Developments Surrounding Mexican President Claudia Sheinbaum

In the days following the stunning U.S. military operation in Venezuela and the capture of President Nicolás Maduro.

President Claudia Sheinbaum’s response hardened into one of the most significant critiques of U.S. foreign policy from a Latin American leader in decades.

Sheinbaum’s admonishment was not merely rhetorical. It was grounded in international law, diplomatic doctrine, and Mexico’s constitutional principles, and it immediately reshaped the diplomatic landscape in the Americas.

Sheinbaum’s government issued a forceful official communiqué condemning the U.S. operation as a unilateral breach of the United Nations Charter.

The statement explicitly referenced Article 2(4) of the Charter, which prohibits the threat or use of force against the territorial integrity or political independence of any state — a fundamental legal obligation binding on all U.N. member states.

This was not incidental phrasing: it was a legal framework deliberately chosen to elevate the dispute into the realm of global norms rather than bilateral contention.

In press briefings and formal addresses, Sheinbaum underscored that Latin America and the Caribbean are historically and legally designated as a “zone of peace” — a concept that has been repeatedly affirmed by the Mexican Foreign Ministry and regional institutions precisely to prevent foreign military intervention in hemispheric affairs.

In her view, the U.S. action represented more than a strategic strike; it signaled a dangerous erosion of sovereignty, self‑determination, and the rule of law.

Mexico’s president also called for immediate multilateral engagement. Sheinbaum urged both the United Nations (U.N.) and the Organization of American States (OAS) to fulfill their mandates — particularly in terms of defending national sovereignty and enabling peaceful resolution of disputes.

She stressed that these institutions must not be mere forums for rhetoric but active guarantors of international norms and mediators in crisis situations.

Her remarks implicitly criticized what she and other critics described as the relative inaction or paralysis of the U.N. Security Council in response to the U.S. operation, an outcome that exposes deeper structural challenges within global governance.

Sheinbaum invoked Mexico’s longstanding diplomatic traditions, such as the Estrada Doctrine — the principle that governments should not pass judgment on the legitimacy of other states’ internal affairs and should uphold non‑intervention and sovereign equality.

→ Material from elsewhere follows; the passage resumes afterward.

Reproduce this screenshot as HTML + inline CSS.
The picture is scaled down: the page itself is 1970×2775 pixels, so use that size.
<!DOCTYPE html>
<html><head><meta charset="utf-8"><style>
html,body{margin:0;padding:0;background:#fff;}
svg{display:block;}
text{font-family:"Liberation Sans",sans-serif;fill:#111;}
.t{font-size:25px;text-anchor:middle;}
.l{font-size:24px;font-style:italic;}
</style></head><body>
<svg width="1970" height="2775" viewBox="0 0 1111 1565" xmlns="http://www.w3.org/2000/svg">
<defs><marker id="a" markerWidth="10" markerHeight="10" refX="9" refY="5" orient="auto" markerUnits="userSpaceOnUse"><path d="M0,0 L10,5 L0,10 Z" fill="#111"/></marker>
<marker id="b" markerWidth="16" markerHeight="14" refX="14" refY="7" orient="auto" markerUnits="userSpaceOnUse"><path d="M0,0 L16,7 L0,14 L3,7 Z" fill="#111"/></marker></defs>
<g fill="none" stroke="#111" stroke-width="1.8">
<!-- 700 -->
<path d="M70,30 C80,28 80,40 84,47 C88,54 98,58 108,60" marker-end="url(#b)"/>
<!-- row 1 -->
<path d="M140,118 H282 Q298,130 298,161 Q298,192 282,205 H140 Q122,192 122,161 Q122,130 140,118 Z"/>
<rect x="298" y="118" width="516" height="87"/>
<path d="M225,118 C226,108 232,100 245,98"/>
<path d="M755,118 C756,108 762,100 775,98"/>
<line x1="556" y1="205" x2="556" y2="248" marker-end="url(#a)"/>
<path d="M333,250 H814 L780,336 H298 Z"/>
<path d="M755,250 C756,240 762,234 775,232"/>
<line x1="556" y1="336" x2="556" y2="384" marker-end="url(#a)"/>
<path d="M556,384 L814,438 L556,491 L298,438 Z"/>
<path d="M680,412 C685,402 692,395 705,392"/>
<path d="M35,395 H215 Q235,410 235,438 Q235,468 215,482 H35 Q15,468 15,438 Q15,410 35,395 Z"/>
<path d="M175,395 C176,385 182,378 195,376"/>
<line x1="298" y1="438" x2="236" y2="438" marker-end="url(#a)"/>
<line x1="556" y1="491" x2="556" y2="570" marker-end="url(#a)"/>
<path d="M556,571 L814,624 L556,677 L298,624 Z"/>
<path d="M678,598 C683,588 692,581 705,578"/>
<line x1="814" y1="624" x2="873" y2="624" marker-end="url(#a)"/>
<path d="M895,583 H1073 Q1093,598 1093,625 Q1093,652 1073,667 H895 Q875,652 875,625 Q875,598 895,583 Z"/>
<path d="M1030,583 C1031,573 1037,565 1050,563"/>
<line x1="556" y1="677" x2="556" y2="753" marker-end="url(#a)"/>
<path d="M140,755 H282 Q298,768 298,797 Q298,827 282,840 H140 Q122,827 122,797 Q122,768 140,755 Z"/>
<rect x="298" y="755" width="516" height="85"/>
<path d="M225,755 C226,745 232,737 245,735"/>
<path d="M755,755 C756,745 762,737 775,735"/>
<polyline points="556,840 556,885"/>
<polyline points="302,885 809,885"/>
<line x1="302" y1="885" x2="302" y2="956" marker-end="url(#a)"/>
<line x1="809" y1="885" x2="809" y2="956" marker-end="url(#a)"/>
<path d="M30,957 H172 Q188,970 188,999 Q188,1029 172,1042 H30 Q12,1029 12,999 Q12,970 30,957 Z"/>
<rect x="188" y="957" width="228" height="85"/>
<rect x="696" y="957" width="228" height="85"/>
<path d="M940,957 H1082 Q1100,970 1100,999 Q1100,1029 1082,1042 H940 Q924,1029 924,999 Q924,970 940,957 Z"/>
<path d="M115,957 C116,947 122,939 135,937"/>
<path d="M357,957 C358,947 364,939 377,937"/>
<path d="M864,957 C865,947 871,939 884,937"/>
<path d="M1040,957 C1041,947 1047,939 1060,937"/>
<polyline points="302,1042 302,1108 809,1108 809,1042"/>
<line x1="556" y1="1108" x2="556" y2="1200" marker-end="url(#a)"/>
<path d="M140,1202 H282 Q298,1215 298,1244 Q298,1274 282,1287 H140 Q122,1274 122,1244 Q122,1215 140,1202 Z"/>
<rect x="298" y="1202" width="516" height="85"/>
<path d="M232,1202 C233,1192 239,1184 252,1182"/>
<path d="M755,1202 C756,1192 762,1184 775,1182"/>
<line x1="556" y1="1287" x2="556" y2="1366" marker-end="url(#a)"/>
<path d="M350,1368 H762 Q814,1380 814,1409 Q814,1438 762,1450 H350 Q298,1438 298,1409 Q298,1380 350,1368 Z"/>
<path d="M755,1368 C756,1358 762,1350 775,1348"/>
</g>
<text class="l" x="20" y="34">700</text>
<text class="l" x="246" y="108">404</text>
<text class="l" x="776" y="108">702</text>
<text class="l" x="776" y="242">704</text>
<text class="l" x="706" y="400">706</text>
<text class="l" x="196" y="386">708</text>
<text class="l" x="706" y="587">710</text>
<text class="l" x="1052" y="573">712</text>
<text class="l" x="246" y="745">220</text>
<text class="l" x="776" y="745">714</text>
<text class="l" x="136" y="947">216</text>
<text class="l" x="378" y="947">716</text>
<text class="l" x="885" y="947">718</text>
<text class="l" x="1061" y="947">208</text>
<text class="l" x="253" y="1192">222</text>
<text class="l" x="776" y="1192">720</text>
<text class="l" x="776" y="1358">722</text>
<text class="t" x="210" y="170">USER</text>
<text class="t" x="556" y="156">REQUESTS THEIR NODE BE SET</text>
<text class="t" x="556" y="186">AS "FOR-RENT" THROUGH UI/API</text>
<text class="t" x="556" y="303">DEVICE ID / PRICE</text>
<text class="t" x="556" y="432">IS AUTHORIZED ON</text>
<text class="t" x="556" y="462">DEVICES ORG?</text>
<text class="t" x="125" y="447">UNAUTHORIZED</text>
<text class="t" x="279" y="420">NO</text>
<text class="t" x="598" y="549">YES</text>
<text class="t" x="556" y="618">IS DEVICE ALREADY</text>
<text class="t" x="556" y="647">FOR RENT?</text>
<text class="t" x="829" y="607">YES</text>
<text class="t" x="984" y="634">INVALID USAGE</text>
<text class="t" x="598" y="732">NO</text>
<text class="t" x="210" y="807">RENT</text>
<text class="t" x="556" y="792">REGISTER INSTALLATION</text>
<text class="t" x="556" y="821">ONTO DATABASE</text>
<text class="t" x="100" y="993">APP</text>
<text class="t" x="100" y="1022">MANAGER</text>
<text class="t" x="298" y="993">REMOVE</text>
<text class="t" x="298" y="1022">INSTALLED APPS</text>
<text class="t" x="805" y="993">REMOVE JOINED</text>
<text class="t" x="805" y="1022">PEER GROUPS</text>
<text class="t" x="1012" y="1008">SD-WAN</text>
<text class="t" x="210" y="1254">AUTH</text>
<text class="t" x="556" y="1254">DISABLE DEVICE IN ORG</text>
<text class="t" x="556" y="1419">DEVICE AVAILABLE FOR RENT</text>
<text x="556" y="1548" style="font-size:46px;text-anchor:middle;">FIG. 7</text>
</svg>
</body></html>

These principles have been at the core of Mexican foreign policy since the early 20th century and were explicitly reiterated in the official government response to the Venezuelan crisis.

Beyond legal references, Sheinbaum appealed to historical memory. She reminded audiences that Latin America has endured a long history of foreign coups, covert interference, and externally imposed regimes — episodes that have left deep scars in regional consciousness.

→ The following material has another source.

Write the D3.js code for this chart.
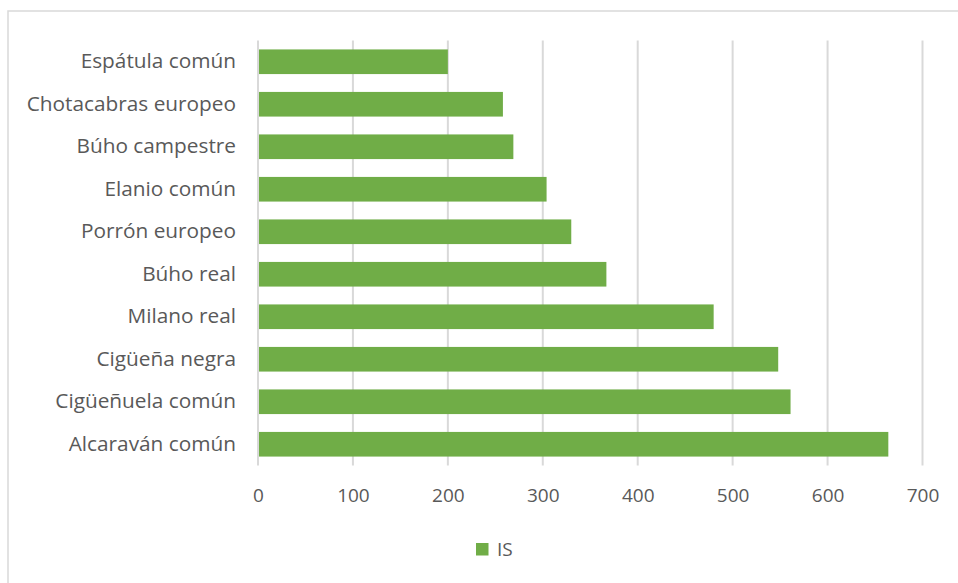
<!DOCTYPE html>
<html>
<head>
<meta charset="utf-8">
<script src="https://cdn.jsdelivr.net/npm/d3@7"></script>
<style>
  html, body { margin: 0; padding: 0; background: #fff; }
  svg { display: block; }
</style>
</head>
<body>
<svg id="chart" width="958" height="583"></svg>
<script>
// Species, top to bottom
const species = [
  "Espátula común", "Chotacabras europeo", "Búho campestre", "Elanio común",
  "Porrón europeo", "Búho real", "Milano real", "Cigüeña negra",
  "Cigüeñuela común", "Alcaraván común"
];
// IS value for each species
const isValues = [200, 258, 269, 304, 330, 367, 480, 548, 561, 664];
const xTicks = [0, 100, 200, 300, 400, 500, 600, 700];
const seriesName = "IS";

const FONT = "'Open Sans', sans-serif";
const TEXT = "#595959";
const GRID = "#d9d9d9";
const BAR = "#70ad47";

const svg = d3.select("#chart");

// chart frame
svg.append("rect")
  .attr("x", 8).attr("y", 11).attr("width", 958).attr("height", 583)
  .attr("fill", "none").attr("stroke", GRID).attr("stroke-width", 1.5);

const plot = { left: 258, right: 922.5, top: 40.5, bottom: 465.5 };

const x = d3.scaleLinear().domain([0, 700]).range([plot.left, plot.right]);
const y = d3.scaleBand().domain(species).range([plot.top, plot.bottom])
  .paddingInner(0.42).paddingOuter(0.21);

// vertical gridlines
svg.append("g")
  .selectAll("line").data(xTicks).join("line")
  .attr("x1", d => x(d)).attr("x2", d => x(d))
  .attr("y1", plot.top).attr("y2", plot.bottom)
  .attr("stroke", GRID).attr("stroke-width", 2);

// bars
svg.append("g")
  .selectAll("rect").data(species).join("rect")
  .attr("x", x(0) + 1)
  .attr("y", d => y(d))
  .attr("width", (d, i) => x(isValues[i]) - x(0) - 1)
  .attr("height", y.bandwidth())
  .attr("fill", BAR);

// category axis labels
const yAxis = d3.axisLeft(y).tickSize(0).tickPadding(22);
const gy = svg.append("g").attr("transform", `translate(${plot.left},0)`).call(yAxis);
gy.select(".domain").remove();
gy.selectAll("text").attr("font-family", FONT).attr("font-size", 20.8)
  .attr("fill", TEXT);

// value axis labels
const xAxis = d3.axisBottom(x).tickValues(xTicks).tickSize(0).tickPadding(23);
const gx = svg.append("g").attr("transform", `translate(0,${plot.bottom})`).call(xAxis);
gx.select(".domain").remove();
gx.selectAll("text").attr("font-family", FONT).attr("font-size", 19)
  .attr("fill", TEXT);

// legend
const legend = svg.append("g").attr("transform", "translate(476,543)");
legend.append("rect").attr("width", 12.5).attr("height", 12.5).attr("fill", BAR);
legend.append("text").attr("x", 21).attr("y", 6.5).attr("dy", "0.35em")
  .attr("font-family", FONT).attr("font-size", 19).attr("fill", TEXT)
  .text(seriesName);
</script>
</body>
</html>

By invoking these shared historical experiences, she linked the Venezuelan situation to broader regional anxieties about unequal power, external dominance, and the fragility of democratic sovereignty.

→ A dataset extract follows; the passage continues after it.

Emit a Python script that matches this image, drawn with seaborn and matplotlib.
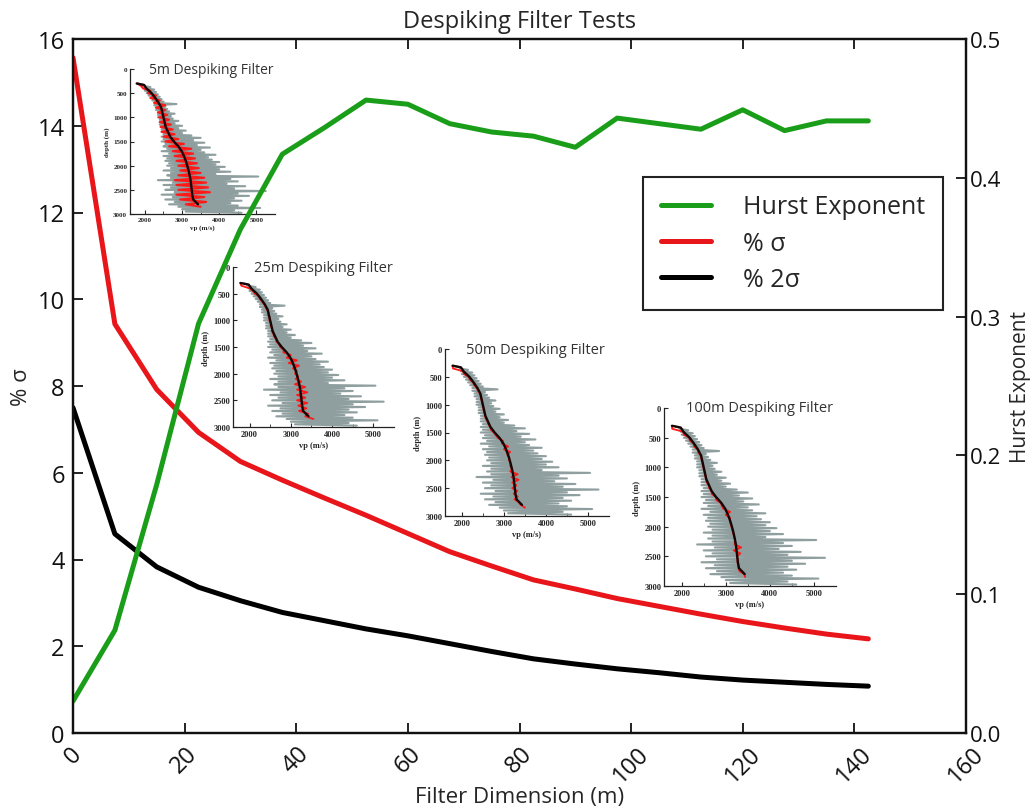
import numpy as np
import matplotlib
matplotlib.use("Agg")
import matplotlib.pyplot as plt
import seaborn as sns

# ---- main curves: filter length vs. residual spread and Hurst exponent ----
filter_dim = [0, 7.5, 15, 22.5, 30, 37.5, 45, 52.5, 60, 67.5, 75, 82.5,
              90, 97.5, 105, 112.5, 120, 127.5, 135, 142.5]
pct_sigma = [15.57, 9.43, 7.92, 6.93, 6.26, 5.83, 5.42, 5.02, 4.60, 4.18,
             3.85, 3.53, 3.32, 3.10, 2.92, 2.74, 2.57, 2.42, 2.28, 2.17]
pct_2sigma = [7.50, 4.59, 3.83, 3.36, 3.05, 2.78, 2.59, 2.40, 2.24, 2.06,
              1.88, 1.71, 1.59, 1.48, 1.39, 1.29, 1.22, 1.17, 1.12, 1.08]
hurst = [0.023, 0.074, 0.179, 0.295, 0.363, 0.417, 0.436, 0.456, 0.453, 0.439,
         0.433, 0.430, 0.422, 0.443, 0.439, 0.435, 0.449, 0.434, 0.441, 0.441]

x_ticks = [0, 20, 40, 60, 80, 100, 120, 140, 160]
left_ticks = [0, 2, 4, 6, 8, 10, 12, 14, 16]
right_ticks = [0.0, 0.1, 0.2, 0.3, 0.4, 0.5]

# ---- well log shown in the small panels (depth in m, vp in m/s) ----
log_depth = [300, 350, 400, 450, 500, 550, 600, 650, 700, 750, 800, 850,
             900, 950, 1000, 1050, 1100, 1150, 1200, 1250, 1300, 1350, 1400,
             1450, 1500, 1550, 1600, 1650, 1700, 1750, 1800, 1850, 1900, 1950,
             2000, 2050, 2100, 2150, 2200, 2250, 2300, 2350, 2400, 2450, 2500,
             2550, 2600, 2650, 2700, 2750, 2800, 2850, 2900, 2950]
log_vp_low = [1800, 1950, 1980, 2000, 2050, 2100, 2150, 2200, 2250, 2250, 2300,
              2300, 2350, 2350, 2350, 2400, 2400, 2400, 2450, 2450, 2450, 2500,
              2450, 2500, 2450, 2550, 2500, 2600, 2450, 2650, 2500, 2600, 2550,
              2650, 2600, 2700, 2500, 2700, 2600, 2700, 2350, 2750, 2500, 2700,
              2550, 2800, 2450, 2750, 2550, 2800, 2650, 2900, 3000, 3100]
log_vp_high = [1950, 2150, 2250, 2300, 2350, 2400, 2450, 2500, 2850, 2550, 2600,
               2650, 2800, 2700, 2750, 2900, 2800, 3000, 2900, 3100, 3000, 3250,
               3500, 3300, 3600, 3400, 3750, 3500, 3600, 3900, 3700, 3800, 4000,
               3900, 4150, 4000, 4300, 3900, 5050, 4300, 4500, 4200, 4700, 4400,
               5250, 4500, 4800, 4400, 4600, 4300, 4500, 5100, 4400, 4600]

trend_depth = [300, 330, 400, 500, 600, 700, 800, 900, 1000, 1100, 1200, 1300,
               1400, 1500, 1600, 1700, 1800, 1900, 2000, 2100, 2200, 2300, 2400,
               2500, 2600, 2700, 2800]
trend_vp = [1780, 1980, 2040, 2180, 2280, 2370, 2440, 2470, 2500, 2530, 2560,
            2620, 2680, 2780, 2900, 2990, 3050, 3100, 3140, 3175, 3205, 3230,
            3245, 3260, 3275, 3300, 3430]

despiked_depth = [300, 400, 500, 600, 700, 800, 900, 1000, 1100, 1200, 1300,
                  1400, 1500, 1600, 1700, 1800, 1900, 2000, 2100, 2200, 2300,
                  2400, 2500, 2600, 2700, 2800]
despiked_5_low = [1800, 1950, 2080, 2150, 2250, 2300, 2350, 2380, 2400, 2420,
                  2450, 2500, 2550, 2650, 2750, 2800, 2850, 2900, 2950, 2900,
                  2800, 2850, 2900, 2850, 2950, 3100]
despiked_5_high = [1900, 2150, 2300, 2400, 2550, 2550, 2600, 2650, 2700, 2750,
                   2800, 2900, 3050, 3250, 3300, 3350, 3400, 3450, 3500, 3600,
                   3650, 3700, 3750, 3600, 3650, 3500]
despiked_25_low = [1780, 2000, 2130, 2250, 2350, 2420, 2450, 2480, 2510, 2540,
                   2590, 2650, 2740, 2820, 2900, 2950, 3050, 3100, 3120, 3100,
                   3150, 3150, 3150, 3180, 3200, 3350]
despiked_25_high = [1800, 2080, 2230, 2310, 2390, 2460, 2490, 2520, 2550, 2580,
                    2650, 2720, 2830, 3000, 3150, 3200, 3150, 3180, 3250, 3350,
                    3400, 3350, 3400, 3380, 3420, 3550]
despiked_50_low = [1780, 2030, 2170, 2270, 2360, 2430, 2460, 2490, 2520, 2550,
                   2610, 2670, 2760, 2860, 2950, 3000, 3080, 3120, 3150, 3150,
                   3180, 3200, 3200, 3230, 3250, 3400]
despiked_50_high = [1790, 2050, 2190, 2290, 2380, 2450, 2480, 2510, 2540, 2570,
                    2630, 2690, 2810, 2980, 3100, 3150, 3130, 3160, 3200, 3330,
                    3350, 3300, 3320, 3330, 3350, 3500]
despiked_100_low = [1780, 2035, 2175, 2275, 2365, 2435, 2465, 2495, 2525, 2555,
                    2615, 2675, 2775, 2890, 2950, 3000, 3090, 3130, 3165, 3200,
                    3200, 3180, 3250, 3265, 3290, 3420]
despiked_100_high = [1785, 2045, 2185, 2285, 2375, 2445, 2475, 2505, 2535, 2565,
                     2625, 2685, 2785, 2910, 3100, 3100, 3110, 3150, 3185, 3210,
                     3350, 3330, 3270, 3285, 3310, 3440]

panel_titles = ["5m Despiking Filter", "25m Despiking Filter",
                "50m Despiking Filter", "100m Despiking Filter"]
panel_vp_ticks = [2000, 3000, 4000, 5000]
panel_depth_ticks = [0, 500, 1000, 1500, 2000, 2500, 3000]

# ---- styling ----
sns.set_theme(style="white")
plt.rcParams["font.family"] = ["Open Sans", "DejaVu Sans"]

GREEN = "#1a9e1a"
RED = "#e8161a"
BLACK = "#000000"
LOG_GREY = "#8f9f9f"
LOG_RED = "#ff1a1a"

W, H = 1033, 812
fig = plt.figure(figsize=(W / 100, H / 100), dpi=100)
fig.patch.set_facecolor("white")


def px_rect(left, top, right, bottom):
    return [left / W, 1 - bottom / H, (right - left) / W, (bottom - top) / H]


ax = fig.add_axes(px_rect(73, 40, 966, 734))
ax2 = ax.twinx()
ax.set_zorder(3)
ax2.set_zorder(4)
ax.patch.set_visible(False)
ax2.patch.set_visible(False)

sns.lineplot(x=filter_dim, y=pct_sigma, ax=ax, color=RED, lw=3.6,
             legend=False, estimator=None)
sns.lineplot(x=filter_dim, y=pct_2sigma, ax=ax, color=BLACK, lw=3.6,
             legend=False, estimator=None)
sns.lineplot(x=filter_dim, y=hurst, ax=ax2, color=GREEN, lw=3.6,
             legend=False, estimator=None)

ax.set_xlim(0, 160)
ax.set_ylim(0, 16)
ax2.set_ylim(0, 0.5)
ax.set_xticks(x_ticks)
ax.set_xticklabels([str(t) for t in x_ticks], rotation=45, ha="center")
ax.set_yticks(left_ticks)
ax.set_yticklabels([str(t) for t in left_ticks])
ax2.set_yticks(right_ticks)
ax2.set_yticklabels([f"{t:.1f}" for t in right_ticks])

tick_font = 17
ax.tick_params(axis="x", direction="in", length=7, width=1.3, top=True,
               bottom=True, labelsize=tick_font, pad=6, colors="#111111")
ax.tick_params(axis="y", direction="in", length=7, width=1.3, left=True,
               right=False, labelsize=tick_font, pad=6, colors="#111111")
ax2.tick_params(axis="y", direction="in", length=7, width=1.3, right=True,
                labelsize=16, pad=3, colors="#111111")
for a in (ax, ax2):
    for s in a.spines.values():
        s.set_color("#111111")
        s.set_linewidth(1.6)
        s.set_visible(True)

ax.set_xlabel("Filter Dimension (m)", fontsize=16)
ax.xaxis.set_label_coords(0.5, -0.076)
ax.set_ylabel("% σ", fontsize=16)
ax.yaxis.set_label_coords(-0.046, 0.5)
ax2.set_ylabel("Hurst Exponent", fontsize=15)
ax2.yaxis.set_label_coords(1.049, 0.5)
ax.set_title("Despiking Filter Tests", fontsize=17, pad=9)

handles = [ax2.get_lines()[0], ax.get_lines()[0], ax.get_lines()[1]]
leg = ax.legend(handles, ["Hurst Exponent", "% σ", "% 2σ"],
                loc="upper right", bbox_to_anchor=(943 / W, 1 - 178 / H),
                bbox_transform=fig.transFigure, borderaxespad=0,
                fontsize=18, frameon=True, fancybox=False, framealpha=1,
                edgecolor="#222222", handlelength=2.0, handletextpad=1.3,
                labelspacing=0.45, borderpad=0.7)
leg.get_frame().set_linewidth(1.5)
leg.set_zorder(10)


# ---- small log panels ----
def zigzag(depths, low, high, half_step):
    xs, ys = [], []
    for d, lo, hi in zip(depths, low, high):
        xs += [lo, hi]
        ys += [d, d + half_step]
    return np.array(xs), np.array(ys)


panels = [
    (px_rect(130, 70, 275, 215), despiked_5_low, despiked_5_high, 5.0, 10, 1.5),
    (px_rect(233, 268, 394, 428), despiked_25_low, despiked_25_high, 6.0, 10.5, 1.3),
    (px_rect(445, 350, 609, 517), despiked_50_low, despiked_50_high, 6.0, 10.5, 1.3),
    (px_rect(664, 409, 836, 587), despiked_100_low, despiked_100_high, 6.0, 10.5, 1.3),
]

serif = ["Liberation Serif", "DejaVu Serif"]
gx, gy = zigzag(log_depth, log_vp_low, log_vp_high, 25)
for (rect, lo, hi, fs, tfs, red_lw), title in zip(panels, panel_titles):
    ia = fig.add_axes(rect)
    ia.set_zorder(1)
    ia.patch.set_visible(False)
    sns.lineplot(x=gx, y=gy, ax=ia, color=LOG_GREY, lw=1.5, sort=False,
                 estimator=None, legend=False)
    rx, ry = zigzag(despiked_depth, lo, hi, 50)
    sns.lineplot(x=rx, y=ry, ax=ia, color=LOG_RED, lw=red_lw, sort=False,
                 estimator=None, legend=False)
    sns.lineplot(x=trend_vp, y=trend_depth, ax=ia, color="#150505", lw=1.7,
                 sort=False, estimator=None, legend=False)
    ia.set_xlim(1600, 5500)
    ia.set_ylim(3000, 0)
    ia.set_xticks(panel_vp_ticks)
    ia.set_xticks([2500, 3500, 4500], minor=True)
    ia.set_yticks(panel_depth_ticks)
    ia.set_xticklabels([str(t) for t in panel_vp_ticks], fontsize=fs,
                       fontweight="bold", family=serif)
    ia.set_yticklabels([str(t) for t in panel_depth_ticks], fontsize=fs,
                       fontweight="bold", family=serif)
    ia.tick_params(axis="both", which="major", direction="in", length=3,
                   width=0.8, pad=2, left=True, bottom=True)
    ia.tick_params(axis="x", which="minor", direction="in", length=2,
                   width=0.6, bottom=True)
    for side in ("top", "right"):
        ia.spines[side].set_visible(False)
    for side in ("left", "bottom"):
        ia.spines[side].set_color("#222222")
        ia.spines[side].set_linewidth(0.9)
    ia.set_xlabel("vp (m/s)", fontsize=fs, fontweight="bold", family=serif,
                  labelpad=2)
    ia.set_ylabel("depth (m)", fontsize=fs, fontweight="bold", family=serif,
                  labelpad=2)
    ia.text(0.13, 1.0, title, transform=ia.transAxes, ha="left", va="center",
            fontsize=tfs, color="#333333")

fig.savefig("out.png", dpi=100, facecolor="white")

Sheinbaum further argued that foreign military interventions — regardless of their stated intentions — have never delivered genuine democracy, lasting stability, or well‑being.

This assessment was framed not as a defense of any particular regime but as a reflection on the historical track record of such actions in Latin America and beyond. She emphasized that true democratic self‑determination must be achieved internally, through the agency of a nation’s own people.

In political symbolism and substance, Mexico’s stance was unmistakable: the dispute over Venezuela had become a question of whether international relations in the Western Hemisphere would be governed by force or by law, respect, and diplomacy.

Sheinbaum’s choice to elevate legal principles over political alignment served as both a rebuke to Washington and a reinforcement of Mexico’s self‑defined global identity — one rooted in sovereign equality and peaceful cooperation.